RESEARCH PAPER
Homozygous PTRHD1 Mutation in Intellectual Disability and Atypical Parkinsonism.
AI Summary
This study identifies a homozygous PTRHD1 (c.155G>A, p.Cys52Tyr) mutation in a family with early intellectual disability and later-onset atypical parkinsonism, expanding the clinical phenotype and showing widespread PTRHD1 expression in adult brain.
Why It Matters
It implicates PTRHD1 as a rare monogenic contributor to neurodevelopmental and neurodegenerative phenotypes—valuable for genetic classification and hypothesis generation but of limited immediate translational or therapeutic relevance without mechanistic links to established Parkinson's pathways.
Abstract
Five different homozygous PTRHD1 mutations, two of them in more than one family, have been reported as responsible for intellectual disability (ID) and parkinsonism. In all 10 families, onset of ID was early childhood, and in parkinsonism, later childhood to the fourth decade. We report on a family with four siblings presenting with mild to moderate ID and mildly ataxic gait without spasticity or hemiparesis that is not consistent with parkinsonism. The signs of parkinsonism such as bradykinesia, tremor, slow to response, dementia, and gait problems appeared in the fourth decade.
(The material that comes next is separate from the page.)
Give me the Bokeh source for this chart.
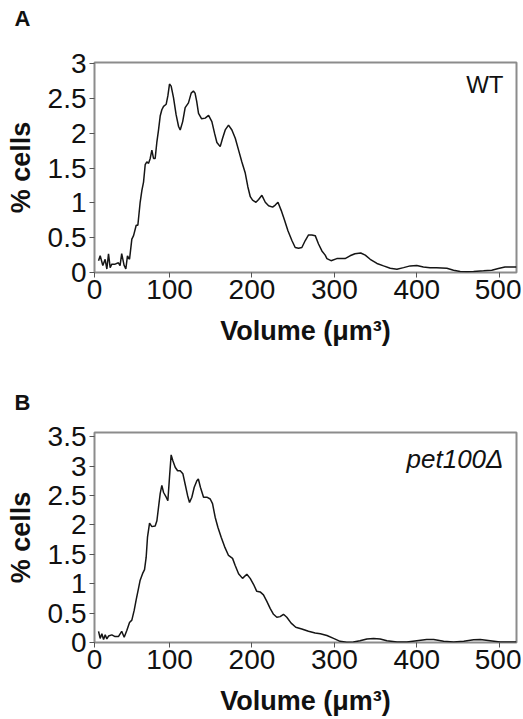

There was no muscle rigidity and postural instability, but there were unusual features of exotropia, pectus excavatum, and prominent clavicles. Linkage analysis using SNP genotyping followed by exome sequencing led to the discovery of PTRHD1 c.155G>A (p.Cys52Tyr), already reported in an Iranian sibling pair. Our findings reveal that not all PTRHD1 mutations manifest with muscle rigidity and postural instability and confirm that gait problems may not be evident until towards the end of the fourth decade. Early onset behavioral problems in presented patients include attention deficit, hyperactivity, aggressive behavior and seclusion, apraxia of speech, stuttering, and somniloquy. Gait ataxia, exotropia, pectus excavatum, and prominent clavicles further widen the clinical phenotype. PTRHD1 is expressed in many organs, and we found widespread expression in the adult brain. The association of PTRHD1 dysfunction with both cognitive and motor phenotypes highlights the potential role of the protein in neurodevelopment and neurodegeneration.